Update statement with values:
UPDATE mytable
SET column = value_or_expr,
other_column = another_value_or_expr,
…
WHERE condition;
Delete statement with condition:
DELETE FROM mytable
WHERE condition;
If you decide to leave out the WHERE constraint, then all rows are removed, which is a quick and easy way to clear out a table completely (if intentional).
It’s recommended that you run the constraint in a SELECT query first to ensure that you are removing the right rows. Without a proper backup or test database, it is downright easy to irrevocably remove data, so always read your DELETE statements twice and execute once.
When you have new entities and relationships to store in your database, you can create a new database table using the CREATE TABLE statement.
The structure of the new table is defined by its table schema, which defines a series of columns. Each column has a name, the type of data allowed in that column, an optional table constraint on values being inserted, and an optional default value.
Create table statement with optional table constraint and default value:
CREATE TABLE IF NOT EXISTS mytable (
column DataType TableConstraint DEFAULT default_value,
another_column DataType TableConstraint DEFAULT default_value,
…
);
Common Supported Data Types:
A Few Common Constraints:
SQL provides a way for you to update your corresponding tables and database schemas by using the ALTER TABLE statement to add, remove, or modify columns and table constraints.
Add Columns: specify the data type of the column along with any potential table constraints and default values to be applied to both existing and new rows.

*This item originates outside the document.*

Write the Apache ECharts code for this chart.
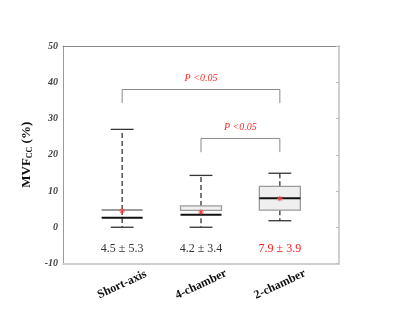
<!DOCTYPE html>
<html><head><meta charset="utf-8">
<script src="https://cdn.jsdelivr.net/npm/echarts@6/dist/echarts.min.js"></script>
<style>html,body{margin:0;padding:0;background:#fff}#c{width:400px;height:314px}</style>
</head><body><div id="c"></div>
<script>
var categories = ['Short-axis', '4-chamber', '2-chamber'];
var whiskerLow = [0, 0, 1.8];
var q1 = [4.76, 4.68, 4.7];
var median = [2.65, 3.47, 8.0];
var q3 = [4.76, 5.87, 11.3];
var whiskerHigh = [27.0, 14.3, 14.9];
var means = [4.5, 4.2, 7.9];
var statLabels = ['4.5 \u00b1 5.3', '4.2 \u00b1 3.4', '7.9 \u00b1 3.9'];
var statRed = [false, false, true];
var statY = -6;
var bracketFrom = [1, 2];
var bracketTo = [3, 3];
var bracketTop = [38, 24.5];
var bracketDrop = [34.3, 20.7];
var bracketLabels = ['P <0.05', 'P <0.05'];
var yTicks = [-10, 0, 10, 20, 30, 40, 50];

var serif = '"Liberation Serif", "DejaVu Serif", serif';
var chart = echarts.init(document.getElementById('c'), null, {renderer: 'canvas'});

function boxRender(params, api) {
  var i = params.dataIndex;
  var x = i + 1;
  var bw = 0.26, cw = 0.145;
  function c(xx, v) { return api.coord([xx, v]); }
  var children = [];
  var dash = {stroke: '#222', lineWidth: 1.2, lineDash: [5, 3]};
  var a = c(x, q3[i]), b = c(x, whiskerHigh[i]);
  children.push({type: 'line', shape: {x1: a[0], y1: a[1], x2: b[0], y2: b[1]}, style: dash});
  a = c(x, q1[i]); b = c(x, whiskerLow[i]);
  children.push({type: 'line', shape: {x1: a[0], y1: a[1], x2: b[0], y2: b[1]}, style: dash});
  [whiskerHigh[i], whiskerLow[i]].forEach(function (v) {
    var l = c(x - cw, v), r = c(x + cw, v);
    children.push({type: 'line', shape: {x1: l[0], y1: l[1], x2: r[0], y2: r[1]}, style: {stroke: '#333', lineWidth: 1.3}});
  });
  var tl = c(x - bw, q3[i]), br = c(x + bw, q1[i]);
  if (Math.abs(br[1] - tl[1]) < 1) {
    children.push({type: 'line', shape: {x1: tl[0], y1: tl[1], x2: br[0], y2: tl[1]}, style: {stroke: '#9a9a9a', lineWidth: 2}});
  } else {
    children.push({type: 'rect', shape: {x: tl[0], y: tl[1], width: br[0] - tl[0], height: br[1] - tl[1]},
      style: {fill: '#efefef', stroke: '#9a9a9a', lineWidth: 1.3}});
  }
  var ml = c(x - bw, median[i]), mr = c(x + bw, median[i]);
  children.push({type: 'line', shape: {x1: ml[0], y1: ml[1], x2: mr[0], y2: mr[1]}, style: {stroke: '#111', lineWidth: 2}});
  var m = c(x, means[i]); var s = 2.8;
  var red = {stroke: '#ff3a3a', lineWidth: 0.9};
  children.push({type: 'line', shape: {x1: m[0] - s, y1: m[1], x2: m[0] + s, y2: m[1]}, style: red});
  children.push({type: 'line', shape: {x1: m[0], y1: m[1] - s, x2: m[0], y2: m[1] + s}, style: red});
  children.push({type: 'line', shape: {x1: m[0] - 2, y1: m[1] - 2, x2: m[0] + 2, y2: m[1] + 2}, style: red});
  children.push({type: 'line', shape: {x1: m[0] - 2, y1: m[1] + 2, x2: m[0] + 2, y2: m[1] - 2}, style: red});
  var t = c(x, statY);
  children.push({type: 'text', x: t[0], y: t[1], style: {text: statLabels[i], fill: statRed[i] ? '#ff1a1a' : '#333',
    font: '12px ' + serif, align: 'center', verticalAlign: 'middle'}});
  return {type: 'group', children: children};
}

function bracketRender(params, api) {
  var i = params.dataIndex;
  var l = api.coord([bracketFrom[i], bracketTop[i]]);
  var r = api.coord([bracketTo[i], bracketTop[i]]);
  var ld = api.coord([bracketFrom[i], bracketDrop[i]]);
  var rd = api.coord([bracketTo[i], bracketDrop[i]]);
  var st = {stroke: '#8a8a8a', lineWidth: 1, fill: null};
  return {type: 'group', children: [
    {type: 'polyline', shape: {points: [ld, l, r, rd]}, style: st},
    {type: 'text', x: (l[0] + r[0]) / 2, y: l[1] - 11, style: {text: bracketLabels[i], fill: '#ff2a2a',
      font: 'italic 10px ' + serif, align: 'center', verticalAlign: 'middle'}}
  ]};
}

var option = {
  animation: false,
  grid: {left: 63, right: 61, top: 46, bottom: 50.5},
  xAxis: [{
    type: 'value', min: 0.25, max: 3.75, position: 'bottom',
    axisLine: {show: true, onZero: false, lineStyle: {color: '#cfcfcf', width: 2}},
    axisTick: {show: false},
    splitLine: {show: false},
    axisLabel: {
      customValues: [1, 2, 3],
      formatter: function (v) { return categories[Math.round(v) - 1] || ''; },
      rotate: 25, align: 'center', verticalAlign: 'middle', margin: 21,
      fontFamily: serif, fontWeight: 'bold', fontSize: 12, color: '#111'
    }
  }, {
    type: 'value', min: 0.25, max: 3.75, position: 'top',
    axisLine: {show: true, onZero: false, lineStyle: {color: '#8a8a8a', width: 1}},
    axisTick: {show: false}, axisLabel: {show: false}, splitLine: {show: false}
  }],
  yAxis: [{
    type: 'value', min: -10, max: 50, interval: 10, position: 'left',
    axisLine: {show: true, onZero: false, lineStyle: {color: '#9a9a9a', width: 1}},
    axisTick: {show: false},
    splitLine: {show: false},
    axisLabel: {
      margin: 5, fontFamily: serif, fontStyle: 'italic', fontWeight: 'bold', fontSize: 10, color: '#444',
      formatter: function (v) { return yTicks.indexOf(v) >= 0 ? String(v) : ''; }
    },
    name: '{a|MVF}{b|CC}{a| (%)}',
    nameLocation: 'middle', nameRotate: 90, nameGap: 18,
    nameTextStyle: {
      rich: {
        a: {fontFamily: serif, fontWeight: 'bold', fontSize: 13, color: '#111'},
        b: {fontFamily: serif, fontWeight: 'bold', fontSize: 8, color: '#111', verticalAlign: 'bottom', padding: [6, 0, 0, 0]}
      }
    }
  }, {
    type: 'value', min: -10, max: 50, interval: 10, position: 'right',
    axisLine: {show: true, onZero: false, lineStyle: {color: '#cfcfcf', width: 2}},
    axisTick: {show: true, inside: true, length: 3, lineStyle: {color: '#bbb'}},
    axisLabel: {show: false}, splitLine: {show: false}
  }],
  series: [{
    type: 'custom', xAxisIndex: 0, yAxisIndex: 0,
    data: categories.map(function (c, i) { return [i + 1, median[i]]; }),
    renderItem: boxRender, clip: false
  }, {
    type: 'custom', xAxisIndex: 0, yAxisIndex: 0,
    data: bracketFrom.map(function (f, i) { return [f, bracketTop[i]]; }),
    renderItem: bracketRender, clip: false
  }]
};
chart.setOption(option);
</script></body></html>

In some databases like MySQL, you can even specify where to insert the new column using the FIRST or AFTER clauses, though this is not a standard feature.
Altering table to add new column(s):
ALTER TABLE mytable
ADD column DataType OptionalTableConstraint
DEFAULT default_value;
Altering table to remove column(s):
ALTER TABLE mytable
DROP column_to_be_deleted;
Altering table name:
ALTER TABLE mytable
RENAME TO new_table_name;
Drop table statement:
DROP TABLE IF EXISTS mytable;